Un modèle économique original qui a déjà séduit les investisseurs, à l'image de Roblox, valorisé à 46 milliards de dollars juste après son introduction à la Bourse de New York début mars. Soit quatre fois la capitalisation de l'éditeur français Ubisoft !
Suffisant pour bouleverser les codes des réseaux sociaux et rivaliser à terme avec les géants du secteur comme Facebook/Instagram, TikTok ou Snapchat?
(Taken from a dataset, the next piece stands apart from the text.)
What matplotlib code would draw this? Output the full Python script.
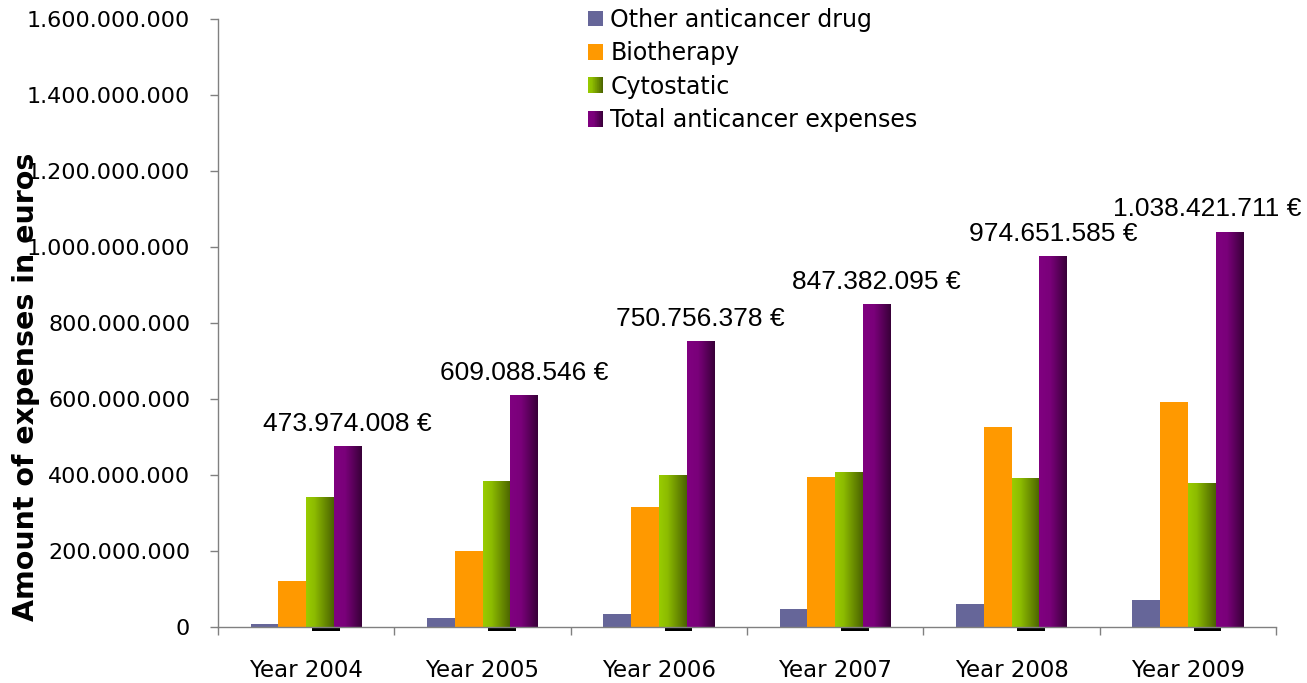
import numpy as np
import matplotlib
matplotlib.use("Agg")
import matplotlib.pyplot as plt
from matplotlib.colors import LinearSegmentedColormap
from matplotlib.legend_handler import HandlerBase
from matplotlib.patches import Rectangle
from matplotlib.ticker import FuncFormatter, MultipleLocator

# Anticancer drug expenses per year (euros)
years = ["Year 2004", "Year 2005", "Year 2006", "Year 2007", "Year 2008", "Year 2009"]
other = [9e6, 24e6, 34e6, 47e6, 60e6, 70e6]
biotherapy = [122e6, 200e6, 316e6, 395e6, 525e6, 591e6]
cytostatic = [340e6, 382e6, 398e6, 406e6, 390e6, 377e6]
total = [473974008, 609088546, 750756378, 847382095, 974651585, 1038421711]
residual = [-10e6, -10e6, -10e6, -10e6, -10e6, -10e6]

green_cmap = LinearSegmentedColormap.from_list(
    "green", [(0, "#99CC00"), (0.3, "#8DBC00"), (1, "#4A6200")])
purple_cmap = LinearSegmentedColormap.from_list(
    "purple", [(0, "#800080"), (0.4, "#7A007A"), (1, "#380038")])


def dotted(v, pos=None):
    return f"{int(round(v)):,}".replace(",", ".")


class GradientHandler(HandlerBase):
    def __init__(self, cmap, n=24):
        super().__init__()
        self.cmap = cmap
        self.n = n

    def create_artists(self, legend, orig_handle, xdescent, ydescent,
                       width, height, fontsize, trans):
        arts = []
        for i in range(self.n):
            arts.append(Rectangle((-xdescent + i * width / self.n, -ydescent),
                                  width / self.n + 0.3, height,
                                  facecolor=self.cmap((i + 0.5) / self.n),
                                  edgecolor="none", transform=trans))
        return arts


def shade(ax, bars, cmap):
    grad = np.linspace(0, 1, 256).reshape(1, -1)
    for b in bars:
        x, w, h = b.get_x(), b.get_width(), b.get_height()
        ax.imshow(grad, cmap=cmap, aspect="auto", extent=[x, x + w, 0, h],
                  zorder=3, interpolation="bilinear")


plt.rcParams["font.family"] = "DejaVu Sans"

fig = plt.figure(figsize=(13.07, 6.83), dpi=100)
ax = fig.add_axes([0.1668, 0.082, 0.8095, 0.8903])

x = np.arange(len(years))
w = 0.157
b_other = ax.bar(x - 1.5 * w, other, w, color="#666699", zorder=2,
                 label="Other anticancer drug")
b_bio = ax.bar(x - 0.5 * w, biotherapy, w, color="#FF9900", zorder=2,
               label="Biotherapy")
b_cyto = ax.bar(x + 0.5 * w, cytostatic, w, color="#99CC00", zorder=2,
                label="Cytostatic")
b_total = ax.bar(x + 1.5 * w, total, w, color="#800080", zorder=2,
                 label="Total anticancer expenses")
ax.bar(x + 0.112, residual, w, color="black", zorder=1, clip_on=False)

shade(ax, b_cyto, green_cmap)
shade(ax, b_total, purple_cmap)

# last label is pushed left so it stays inside the figure
label_shift = [0, 0, 0, 0, 0, -16]
for xi, v, dx in zip(x + 1.5 * w, total, label_shift):
    ax.annotate(dotted(v) + " €", (xi, v), xytext=(dx, 11.5),
                textcoords="offset points", ha="center", va="baseline",
                fontsize=19, family="Liberation Sans")

ax.set_xlim(-0.5, 5.5)
ax.set_ylim(0, 1.6e9)
ax.yaxis.set_major_locator(MultipleLocator(2e8))
ax.yaxis.set_major_formatter(FuncFormatter(dotted))
ax.set_xticks(x)
ax.set_xticklabels(years)
ax.set_xticks(np.arange(-0.5, 6), minor=True)
ax.tick_params(axis="x", which="major", length=0, pad=23, labelsize=16.5)
ax.tick_params(axis="x", which="minor", length=6, width=1, color="#808080",
               direction="out")
ax.tick_params(axis="y", length=6, width=1, color="#808080", pad=14,
               labelsize=16)

for s in ["top", "right"]:
    ax.spines[s].set_visible(False)
for s in ["left", "bottom"]:
    ax.spines[s].set_color("#808080")
    ax.spines[s].set_linewidth(1)
ax.spines["bottom"].set_zorder(4)

fig.text(26 / 1307, 1 - 387 / 683, "Amount of expenses in euros",
         rotation=90, ha="center", va="center", fontsize=20.5,
         fontweight="bold")

handles = [b_other, b_bio, b_cyto, b_total]
ax.legend(handles, [h.get_label() for h in handles],
          handler_map={b_cyto: GradientHandler(green_cmap),
                       b_total: GradientHandler(purple_cmap)},
          loc="upper left", bbox_to_anchor=(583 / 1307, 1 - 3 / 683),
          bbox_transform=fig.transFigure, frameon=False, fontsize=17,
          handlelength=0.65, handleheight=0.65, handletextpad=0.3,
          labelspacing=0.4, borderaxespad=0, borderpad=0.2)

fig.savefig("out.png", dpi=100)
«La clé d'entrée pour un jeu comme Fortnite, c'est que vous soyez gamer. Sur la masse des contrats publicitaires, vous ne battrez jamais un Facebook (2,8 milliards d'utilisateurs) qui s'adresse à tout le monde, aux jeunes et aux moins jeunes, aux CSP+ et aux CSP-. Vous ne pouvez pas lutter sur le même niveau d'audience», estime Julien Pillot.
«On y va en pleine ligne droite», pronostique a contrario l'analyste Charles-Louis Planade, citant comme exemple la disparition soudaine de MySpace, réseau social phare des années 2000. «Le jeu vidéo vit une accélération de son phénomène de démocratisation. Demain, tout le monde jouera aux jeux vidéo.»